> **Given request**
Leaving out every picture, copy the lines of the data exactly, from the first through the line containing "line_kws=dict(color='#222222', lw=1.3))".

> **Given records**
++++
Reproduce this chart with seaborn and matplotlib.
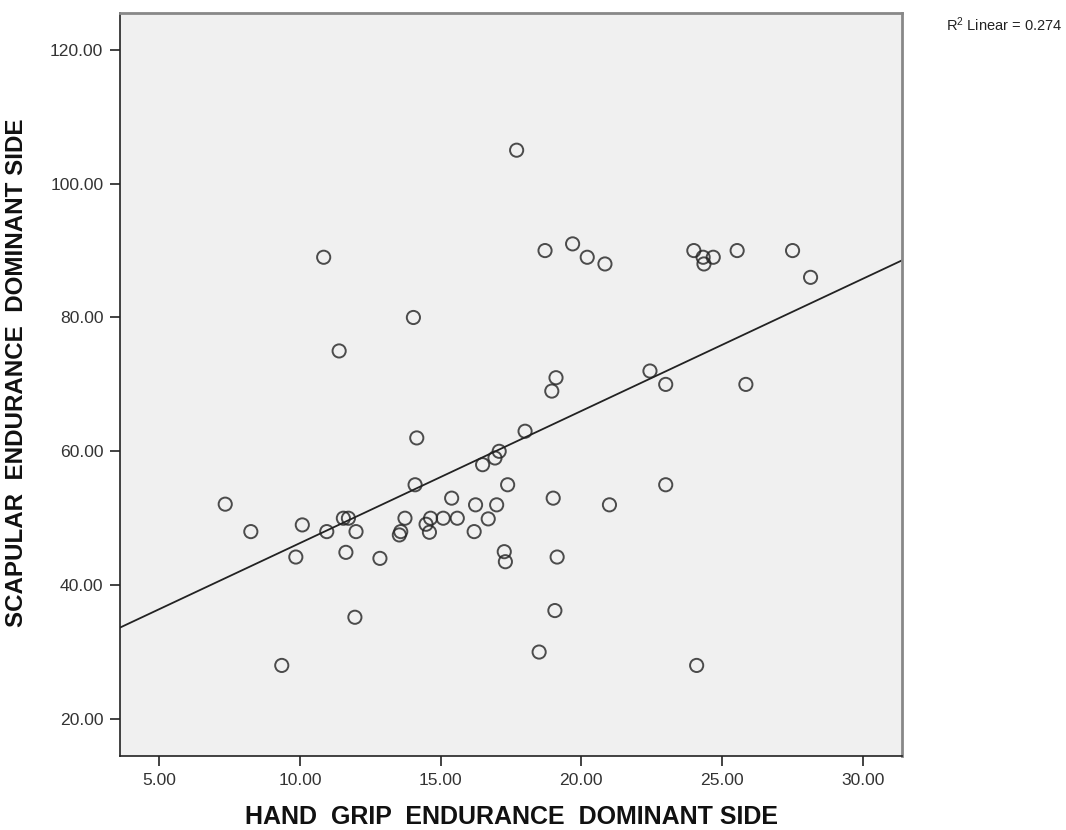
import matplotlib
matplotlib.use('Agg')
import matplotlib.pyplot as plt
import seaborn as sns
import numpy as np
import pandas as pd

# hand grip endurance (x) and scapular endurance (y), dominant side
grip = [7.34, 8.25, 10.08, 9.85, 10.95, 11.54, 11.72, 11.99, 11.63, 11.95,
        9.35, 12.84, 13.73, 13.58, 13.53, 14.48, 14.64, 14.60, 15.09, 15.59,
        15.39, 16.24, 16.19, 16.69, 16.99, 17.26, 17.30, 14.03, 11.39, 14.15,
        14.09, 16.49, 16.93, 17.08, 17.38, 10.84, 17.70, 18.71, 19.69, 20.21,
        20.84, 24.00, 24.33, 24.69, 24.36, 25.54, 27.51, 28.15, 19.10, 18.95,
        18.00, 22.44, 23.00, 25.85, 19.00, 21.00, 23.00, 19.14, 19.06, 18.50,
        24.10]
scapular = [52.1, 48.0, 49.0, 44.2, 48.0, 50.0, 50.0, 48.0, 44.9, 35.2,
            28.0, 44.0, 50.0, 48.0, 47.5, 49.1, 50.0, 47.9, 50.0, 50.0,
            53.0, 52.0, 48.0, 49.9, 52.0, 45.0, 43.5, 80.0, 75.0, 62.0,
            55.0, 58.0, 59.0, 60.0, 55.0, 89.0, 105.0, 90.0, 91.0, 89.0,
            88.0, 90.0, 89.0, 89.0, 88.0, 90.0, 90.0, 86.0, 71.0, 69.0,
            63.0, 72.0, 70.0, 70.0, 53.0, 52.0, 55.0, 44.2, 36.2, 30.0,
            28.0]
x_ticks = [5, 10, 15, 20, 25, 30]
y_ticks = [20, 40, 60, 80, 100, 120]

df = pd.DataFrame({'grip': grip, 'scap': scapular})

sns.set_style('white')
plt.rcParams['font.family'] = ['Liberation Sans', 'DejaVu Sans']
plt.rcParams['mathtext.default'] = 'regular'

fig = plt.figure(figsize=(10.66, 8.3), dpi=100)
ax = fig.add_axes([0.1126, 0.0892, 0.7338, 0.8951])
ax.set_facecolor('#f0f0f0')

ax.set_xlim(3.6, 31.41)
ax.set_ylim(14.47, 125.5)

sns.regplot(data=df, x='grip', y='scap', ax=ax, ci=None, truncate=False,
            scatter_kws=dict(s=90, facecolors='none', edgecolors='#222222', linewidths=1.4),
            line_kws=dict(color='#222222', lw=1.3))

ax.set_xlim(3.6, 31.41)
ax.set_ylim(14.47, 125.5)
ax.set_xticks(x_ticks)
ax.set_yticks(y_ticks)
ax.set_xticklabels(['%.2f' % v for v in x_ticks])
ax.set_yticklabels(['%.2f' % v for v in y_ticks])
ax.tick_params(axis='both', direction='out', length=7, width=1.2, color='#222222',
               labelsize=12.6, labelcolor='#333333', pad=5, bottom=True, left=True)

for s in ['left', 'bottom']:
    ax.spines[s].set_color('#222222')
    ax.spines[s].set_linewidth(1.2)
for s in ['top', 'right']:
    ax.spines[s].set_color('#888888')
    ax.spines[s].set_linewidth(2)

ax.set_xlabel('HAND  GRIP  ENDURANCE  DOMINANT SIDE', fontsize=18, fontweight='bold',
              color='#111111', labelpad=12.5)
ax.set_ylabel('SCAPULAR  ENDURANCE  DOMINANT SIDE', fontsize=17.4, fontweight='bold',
              color='#111111')
ax.yaxis.set_label_coords(-0.118, 0.516)

fig.text(0.887, 0.963, r'R$^2$ Linear = 0.274', fontsize=10.5, color='#222222')

fig.savefig('out.png', dpi=100, facecolor='white')
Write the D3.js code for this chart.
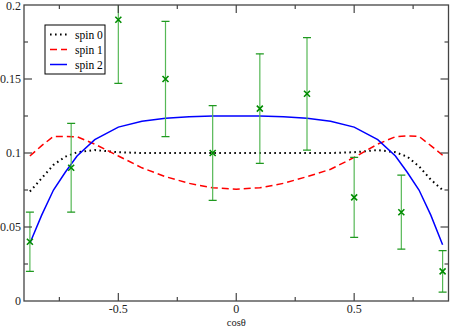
<!DOCTYPE html>
<html>
<head>
<meta charset="utf-8">
<script src="https://cdn.jsdelivr.net/npm/d3@7"></script>
<style>
  body { margin: 0; background: #fff; }
  svg { display: block; }
  svg text { font-family: "Times New Roman", "Liberation Serif", "DejaVu Serif", serif; }
</style>
</head>
<body>
<div id="container"></div>
<script>
// measured points
const dataX = [-0.875, -0.7, -0.5, -0.3, -0.1, 0.1, 0.3, 0.5, 0.7, 0.875];
const dataY = [0.04, 0.09, 0.19, 0.15, 0.10, 0.13, 0.14, 0.07, 0.06, 0.02];
const dataErr = [0.02, 0.03, 0.043, 0.039, 0.032, 0.037, 0.038, 0.027, 0.025, 0.014];

// model curves
const curveX = [-0.875, -0.825, -0.775, -0.725, -0.675, -0.6, -0.5, -0.4, -0.3, -0.2, -0.1, 0,
  0.1, 0.2, 0.3, 0.4, 0.5, 0.6, 0.675, 0.725, 0.775, 0.825, 0.875];
const spin0 = [0.074, 0.083, 0.092, 0.0975, 0.1005, 0.102, 0.1005, 0.1, 0.1, 0.1, 0.1, 0.1,
  0.1, 0.1, 0.1, 0.1, 0.1005, 0.102, 0.1005, 0.0975, 0.091, 0.082, 0.075];
const spin1 = [0.098, 0.105, 0.1112, 0.1112, 0.111, 0.106, 0.098, 0.09, 0.084, 0.0795, 0.0765, 0.0755,
  0.0765, 0.0795, 0.084, 0.089, 0.097, 0.106, 0.111, 0.1115, 0.1112, 0.105, 0.0985];
const spin2 = [0.039, 0.058, 0.075, 0.087, 0.098, 0.109, 0.1175, 0.1215, 0.1235, 0.1245, 0.125, 0.125,
  0.125, 0.1245, 0.1235, 0.1215, 0.1175, 0.109, 0.098, 0.087, 0.075, 0.058, 0.038];

const xTicks = [-0.5, 0, 0.5];
const yTicks = [0, 0.05, 0.1, 0.15, 0.2];
const legendNames = ['spin 0', 'spin 1', 'spin 2'];

const width = 450;
const height = 326;
const margin = { top: 5, right: 1.5, bottom: 25, left: 24 };

const x = d3.scaleLinear().domain([-0.9, 0.9]).range([margin.left, width - margin.right]);
const y = d3.scaleLinear().domain([0, 0.2]).range([height - margin.bottom, margin.top]);

const svg = d3.select('#container')
  .append('svg')
  .attr('width', width)
  .attr('height', height);

svg.append('clipPath').attr('id', 'clip')
  .append('rect')
  .attr('x', x(-0.9)).attr('y', y(0.2))
  .attr('width', x(0.9) - x(-0.9)).attr('height', y(0) - y(0.2));

const plot = svg.append('g').attr('clip-path', 'url(#clip)');

// curves
const line = d3.line().x((d, i) => x(curveX[i])).y(d => y(d));
const styles = [
  { data: spin0, color: '#000', width: 2, dash: '1.6,3.4' },
  { data: spin1, color: '#ff0000', width: 1.5, dash: '7,4' },
  { data: spin2, color: '#0000ff', width: 1.5, dash: null }
];
styles.forEach(s => {
  plot.append('path')
    .attr('d', line(s.data))
    .attr('fill', 'none')
    .attr('stroke', s.color)
    .attr('stroke-width', s.width)
    .attr('stroke-dasharray', s.dash);
});

// error bars
const pts = plot.selectAll('.pt')
  .data(dataX.map((d, i) => ({ x: d, y: dataY[i], e: dataErr[i] })))
  .enter()
  .append('g')
  .attr('class', 'pt');

pts.append('line')
  .attr('x1', d => x(d.x)).attr('x2', d => x(d.x))
  .attr('y1', d => y(d.y - d.e)).attr('y2', d => y(d.y + d.e))
  .attr('stroke', '#55b855').attr('stroke-width', 1.2);

[-1, 1].forEach(sgn => {
  pts.append('line')
    .attr('x1', d => x(d.x) - 4).attr('x2', d => x(d.x) + 4)
    .attr('y1', d => y(d.y + sgn * d.e)).attr('y2', d => y(d.y + sgn * d.e))
    .attr('stroke', '#1f991f').attr('stroke-width', 1.3);
});

pts.append('path')
  .attr('d', d => {
    const cx = x(d.x), cy = y(d.y), r = 3;
    return `M${cx - r},${cy - r}L${cx + r},${cy + r}M${cx - r},${cy + r}L${cx + r},${cy - r}`;
  })
  .attr('stroke', '#008c00').attr('stroke-width', 1.6).attr('fill', 'none');

// frame and ticks (inward, all four sides)
const frameColor = '#444';
svg.append('rect')
  .attr('x', x(-0.9)).attr('y', y(0.2))
  .attr('width', x(0.9) - x(-0.9)).attr('height', y(0) - y(0.2))
  .attr('fill', 'none').attr('stroke', frameColor).attr('stroke-width', 1.3);

const xMinor = d3.range(-0.75, 0.76, 0.25);
const yMinor = d3.range(0.025, 0.2, 0.025);
const tickG = svg.append('g').attr('stroke', frameColor).attr('stroke-width', 1.2);
xMinor.forEach(v => {
  const major = Math.abs(v * 2 - Math.round(v * 2)) < 1e-6;
  const len = major ? 8 : 4;
  tickG.append('line').attr('x1', x(v)).attr('x2', x(v)).attr('y1', y(0)).attr('y2', y(0) - len);
  tickG.append('line').attr('x1', x(v)).attr('x2', x(v)).attr('y1', y(0.2)).attr('y2', y(0.2) + len);
});
yMinor.forEach(v => {
  const major = Math.abs(v * 20 - Math.round(v * 20)) < 1e-6;
  const len = major ? 8 : 4;
  tickG.append('line').attr('y1', y(v)).attr('y2', y(v)).attr('x1', x(-0.9)).attr('x2', x(-0.9) + len);
  tickG.append('line').attr('y1', y(v)).attr('y2', y(v)).attr('x1', x(0.9)).attr('x2', x(0.9) - len);
});

// tick labels
svg.selectAll('.xl').data(xTicks).enter().append('text')
  .attr('x', d => x(d)).attr('y', y(0) + 12)
  .attr('text-anchor', 'middle').attr('font-size', 12).attr('fill', '#222')
  .text(d => d === 0 ? '0' : d3.format('.1f')(d).replace('−', '-'));

svg.selectAll('.yl').data(yTicks).enter().append('text')
  .attr('x', x(-0.9) - 3).attr('y', d => Math.max(y(d) + 4, 10))
  .attr('text-anchor', 'end').attr('font-size', 12).attr('fill', '#222')
  .text(d => d === 0 ? '0' : String(d));

svg.append('text')
  .attr('x', x(0)).attr('y', 325.5)
  .attr('text-anchor', 'middle').attr('font-size', 10.5).attr('fill', '#222')
  .text('cosθ');

// legend
const leg = svg.append('g').attr('transform', 'translate(45,25)');
leg.append('rect').attr('width', 60).attr('height', 49)
  .attr('fill', '#fff').attr('stroke', '#000').attr('stroke-width', 1);
styles.forEach((s, i) => {
  const ly = 9.5 + i * 15;
  leg.append('line')
    .attr('x1', 5).attr('x2', 22).attr('y1', ly).attr('y2', ly)
    .attr('stroke', s.color).attr('stroke-width', s.width)
    .attr('stroke-dasharray', s.dash);
  leg.append('text')
    .attr('x', 30).attr('y', ly + 4)
    .attr('font-size', 11.5).attr('fill', '#000')
    .text(legendNames[i]);
});
</script>
</body>
</html>
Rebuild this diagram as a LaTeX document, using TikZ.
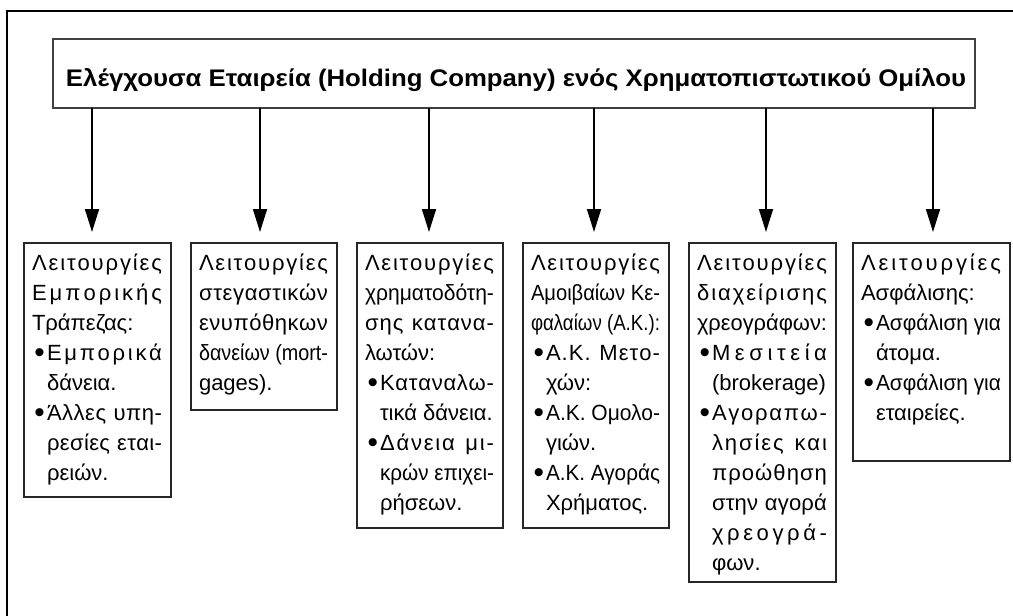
\documentclass[tikz,border=0pt]{standalone}
\usepackage{fontspec}
\usepackage{graphicx}
\setmainfont{Liberation Sans}
\usetikzlibrary{arrows.meta,calc}
\makeatletter
\newlength\iw \newlength\rw \newlength\bi \newlength\bo \newlength\reflen
\newsavebox\refbx \newsavebox\tmpbx
\AtBeginDocument{\sbox\refbx{\fontsize{22pt}{30pt}\selectfont Λειτουργίες}\global\reflen=\wd\refbx}
\def\JLend{\JLend}
\def\JLw#1#2{\hbox to #1{\JLa#2\JLend}}
\def\JLa{\futurelet\JLnext\JLb}
\def\JLb{\ifx\JLnext\JLend\let\JLc\JLstop\else\ifx\JLnext\@sptoken\let\JLc\JLspace\else\let\JLc\JLchar\fi\fi\JLc}
\def\JLstop\JLend{\unskip}
\def\JLchar#1{#1\hskip0pt plus1fil\relax\JLa}
\def\JLspace{\unskip\hskip\fontdimen2\font plus2.5fil minus\fontdimen4\font\relax\afterassignment\JLa\let\JLtmp= }
\makeatother
% fit helpers: justified (spread or squeeze) and natural (squeeze if too wide)
\newcommand\fitJ[2]{\sbox\tmpbx{#2}\ifdim\wd\tmpbx>#1\relax\hbox to #1{\resizebox{#1}{\height}{\usebox\tmpbx}}\else\JLw{#1}{#2}\fi}
\newcommand\fitN[2]{\sbox\tmpbx{#2}\ifdim\wd\tmpbx>#1\relax\hbox to #1{\resizebox{#1}{\height}{\usebox\tmpbx}}\else\hbox to #1{\usebox\tmpbx\hfil}\fi}
\newcommand\BUL{\hbox to\bi{\hskip\bo\raisebox{-2.9pt}{\scalebox{1.35}{\textbullet}}\hfil}}
\newcommand\LJ[1]{\fitJ{\iw}{#1}}
\newcommand\LN[1]{\fitN{\iw}{#1}}
\newcommand\LBJ[1]{\hbox to\iw{\BUL\fitJ{\rw}{#1}}}
\newcommand\LBN[1]{\hbox to\iw{\BUL\fitN{\rw}{#1}}}
\newcommand\LIJ[1]{\hbox to\iw{\hskip\bi\fitJ{\rw}{#1}}}
\newcommand\LIN[1]{\hbox to\iw{\hskip\bi\fitN{\rw}{#1}}}
\tikzset{
  cbox/.style={draw=black!85, line width=1.3pt, inner sep=0pt, outer sep=0pt},
  tbox/.style={draw=black!75, line width=1.5pt, inner sep=0pt, outer sep=0pt},
  txt/.style={inner sep=0pt, outer sep=0pt, anchor=base west, font=\fontsize{22pt}{30pt}\selectfont},
  arr/.style={line width=1.6pt, -{Triangle[length=23pt,width=14pt]}, shorten >=11pt},
}
\newcommand\fbx[6]{%
  \node[cbox, minimum width=#4pt, minimum height=#5pt, anchor=north west] (#1) at (#2,#3) {};
  \pgfmathsetlength\iw{(#4-17)/\sx}%
  \setlength\rw{\dimexpr\iw-\bi\relax}%
  \node[txt] (#1t) at ($(#1.north west)+(8,27)$) {\scalebox{\sx}[1]{\vtop{\baselineskip=30pt #6}}};
}
\begin{document}
\begin{tikzpicture}[x=1pt,y=-1pt]
\useasboundingbox (0,0) rectangle (1013,616);
\pgfmathsetmacro\sx{111/\reflen}%
\pgfmathsetlength\bi{15/\sx}%
\pgfmathsetlength\bo{2.5/\sx}%
% outer frame
\draw[line width=2.4pt] (1016,11) -- (7,11) -- (7,619);
% title
\node[tbox, minimum width=922pt, minimum height=69pt, anchor=north west] (title) at (53,39) {};
\node[inner sep=0pt, anchor=base] (titletext) at (516,86)
  {\resizebox{900pt}{\height}{\fontsize{24pt}{28pt}\selectfont\bfseries Ελέγχουσα Εταιρεία (Holding Company) ενός Χρηματοπιστωτικού Ομίλου}};
% boxes
\fbx{b1}{24}{243}{147}{254}{%
  \LJ{Λειτουργίες}
  \LJ{Εμπορικής}
  \LN{Τράπεζας:}
  \LBJ{Εμπορικά}
  \LIN{δάνεια.}
  \LBJ{Άλλες υπη-}
  \LIJ{ρεσίες εται-}
  \LIN{ρειών.}}
\fbx{b2}{191}{243}{146}{167}{%
  \LJ{Λειτουργίες}
  \LJ{στεγαστικών}
  \LJ{ενυπόθηκων}
  \LJ{δανείων (mort-}
  \LN{gages).}}
\fbx{b3}{357}{243}{146}{285}{%
  \LJ{Λειτουργίες}
  \LJ{χρηματοδότη-}
  \LJ{σης κατανα-}
  \LN{λωτών:}
  \LBJ{Καταναλω-}
  \LIN{τικά δάνεια.}
  \LBJ{Δάνεια μι-}
  \LIJ{κρών επιχει-}
  \LIN{ρήσεων.}}
\fbx{b4}{523}{243}{146}{285}{%
  \LJ{Λειτουργίες}
  \LJ{Αμοιβαίων Κε-}
  \LN{φαλαίων (Α.Κ.):}
  \LBJ{Α.Κ. Μετο-}
  \LIN{χών:}
  \LBJ{Α.Κ. Ομολο-}
  \LIN{γιών.}
  \LBJ{Α.Κ. Αγοράς}
  \LIN{Χρήματος.}}
\fbx{b5}{689}{243}{147}{339}{%
  \LJ{Λειτουργίες}
  \LJ{διαχείρισης}
  \LN{χρεογράφων:}
  \LBJ{Μεσιτεία}
  \LIN{(brokerage)}
  \LBJ{Αγοραπω-}
  \LIJ{λησίες και}
  \LIJ{προώθηση}
  \LIJ{στην αγορά}
  \LIJ{χρεογρά-}
  \LIN{φων.}}
\fbx{b6}{853}{243}{157}{218}{%
  \LJ{Λειτουργίες}
  \LN{Ασφάλισης:}
  \LBJ{Ασφάλιση για}
  \LIN{άτομα.}
  \LBJ{Ασφάλιση για}
  \LIN{εταιρείες.}}
% arrows
\foreach \b/\dx in {b1/-5.5, b2/-4, b3/-1, b4/-2, b5/3.5, b6/1.5}
  \draw[arr] ($(title.south -| \b.north)+(\dx,0)$) -- ($(\b.north)+(\dx,0)$);
\end{tikzpicture}
\end{document}
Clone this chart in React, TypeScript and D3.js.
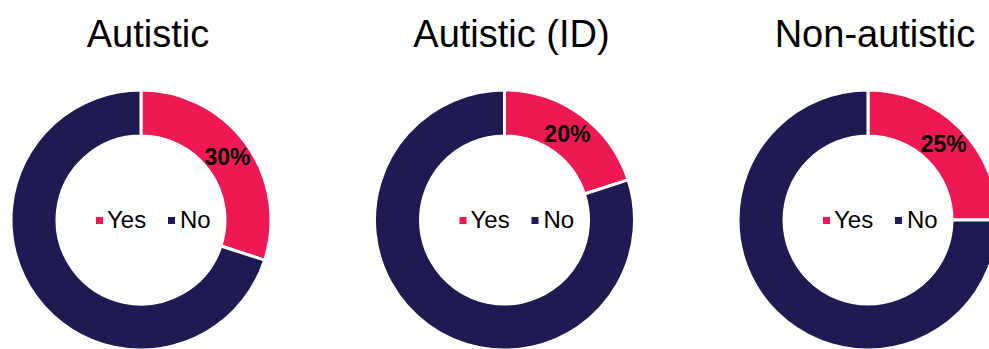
import React from "react";
import * as d3 from "d3";

const groups = ["Autistic", "Autistic (ID)", "Non-autistic"];
const yesValues = [30, 20, 25];
const noValues = [70, 80, 75];
const categories = ["Yes", "No"];
const colors = ["#EE1852", "#1F1A52"];

const W = 989;
const H = 349;

export default function App() {
  const x = d3.scalePoint<string>().domain(groups).range([141, 868]);
  const cy = 220;
  const outerR = 130;
  const innerR = 84;
  const pie = d3.pie<number>().sort(null).value((d) => d);
  const arc = d3.arc<d3.PieArcDatum<number>>().innerRadius(innerR).outerRadius(outerR);
  const fmt = (v: number, t: number) => `${Math.round((v / t) * 100)}%`;

  return (
    <svg
      width={W}
      height={H}
      style={{ position: "absolute", left: 0, top: 0, fontFamily: "'Liberation Sans', Arial, sans-serif" }}
    >
      <rect width={W} height={H} fill="#ffffff" />
      {groups.map((g, i) => {
        const cx = x(g)!;
        const vals = [yesValues[i], noValues[i]];
        const total = vals[0] + vals[1];
        const arcs = pie(vals);
        return (
          <g key={g}>
            <text x={cx + 7} y={47} textAnchor="middle" fontSize={38} fill="#000">
              {g}
            </text>
            <g transform={`translate(${cx},${cy})`}>
              {arcs.map((a, j) => (
                <path key={j} d={arc(a)!} fill={colors[j]} stroke="#ffffff" strokeWidth={3} />
              ))}
              {(() => {
                const [lx, ly] = arc.centroid(arcs[0]);
                return (
                  <text x={lx} y={ly} dy="0.35em" textAnchor="middle" fontSize={23} fontWeight="bold" fill="#000">
                    {fmt(vals[0], total)}
                  </text>
                );
              })()}
              <g>
                <rect x={-45} y={-3} width={7} height={7} fill={colors[0]} />
                <text x={-34} y={8} fontSize={24} fill="#000">
                  {categories[0]}
                </text>
                <rect x={27} y={-3} width={7} height={7} fill={colors[1]} />
                <text x={39} y={8} fontSize={24} fill="#000">
                  {categories[1]}
                </text>
              </g>
            </g>
          </g>
        );
      })}
    </svg>
  );
}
++++
> **Answer to the exercise**
Reproduce this chart with seaborn and matplotlib.
import matplotlib
matplotlib.use('Agg')
import matplotlib.pyplot as plt
import seaborn as sns
import numpy as np
import pandas as pd

# hand grip endurance (x) and scapular endurance (y), dominant side
grip = [7.34, 8.25, 10.08, 9.85, 10.95, 11.54, 11.72, 11.99, 11.63, 11.95,
        9.35, 12.84, 13.73, 13.58, 13.53, 14.48, 14.64, 14.60, 15.09, 15.59,
        15.39, 16.24, 16.19, 16.69, 16.99, 17.26, 17.30, 14.03, 11.39, 14.15,
        14.09, 16.49, 16.93, 17.08, 17.38, 10.84, 17.70, 18.71, 19.69, 20.21,
        20.84, 24.00, 24.33, 24.69, 24.36, 25.54, 27.51, 28.15, 19.10, 18.95,
        18.00, 22.44, 23.00, 25.85, 19.00, 21.00, 23.00, 19.14, 19.06, 18.50,
        24.10]
scapular = [52.1, 48.0, 49.0, 44.2, 48.0, 50.0, 50.0, 48.0, 44.9, 35.2,
            28.0, 44.0, 50.0, 48.0, 47.5, 49.1, 50.0, 47.9, 50.0, 50.0,
            53.0, 52.0, 48.0, 49.9, 52.0, 45.0, 43.5, 80.0, 75.0, 62.0,
            55.0, 58.0, 59.0, 60.0, 55.0, 89.0, 105.0, 90.0, 91.0, 89.0,
            88.0, 90.0, 89.0, 89.0, 88.0, 90.0, 90.0, 86.0, 71.0, 69.0,
            63.0, 72.0, 70.0, 70.0, 53.0, 52.0, 55.0, 44.2, 36.2, 30.0,
            28.0]
x_ticks = [5, 10, 15, 20, 25, 30]
y_ticks = [20, 40, 60, 80, 100, 120]

df = pd.DataFrame({'grip': grip, 'scap': scapular})

sns.set_style('white')
plt.rcParams['font.family'] = ['Liberation Sans', 'DejaVu Sans']
plt.rcParams['mathtext.default'] = 'regular'

fig = plt.figure(figsize=(10.66, 8.3), dpi=100)
ax = fig.add_axes([0.1126, 0.0892, 0.7338, 0.8951])
ax.set_facecolor('#f0f0f0')

ax.set_xlim(3.6, 31.41)
ax.set_ylim(14.47, 125.5)

sns.regplot(data=df, x='grip', y='scap', ax=ax, ci=None, truncate=False,
            scatter_kws=dict(s=90, facecolors='none', edgecolors='#222222', linewidths=1.4),
            line_kws=dict(color='#222222', lw=1.3))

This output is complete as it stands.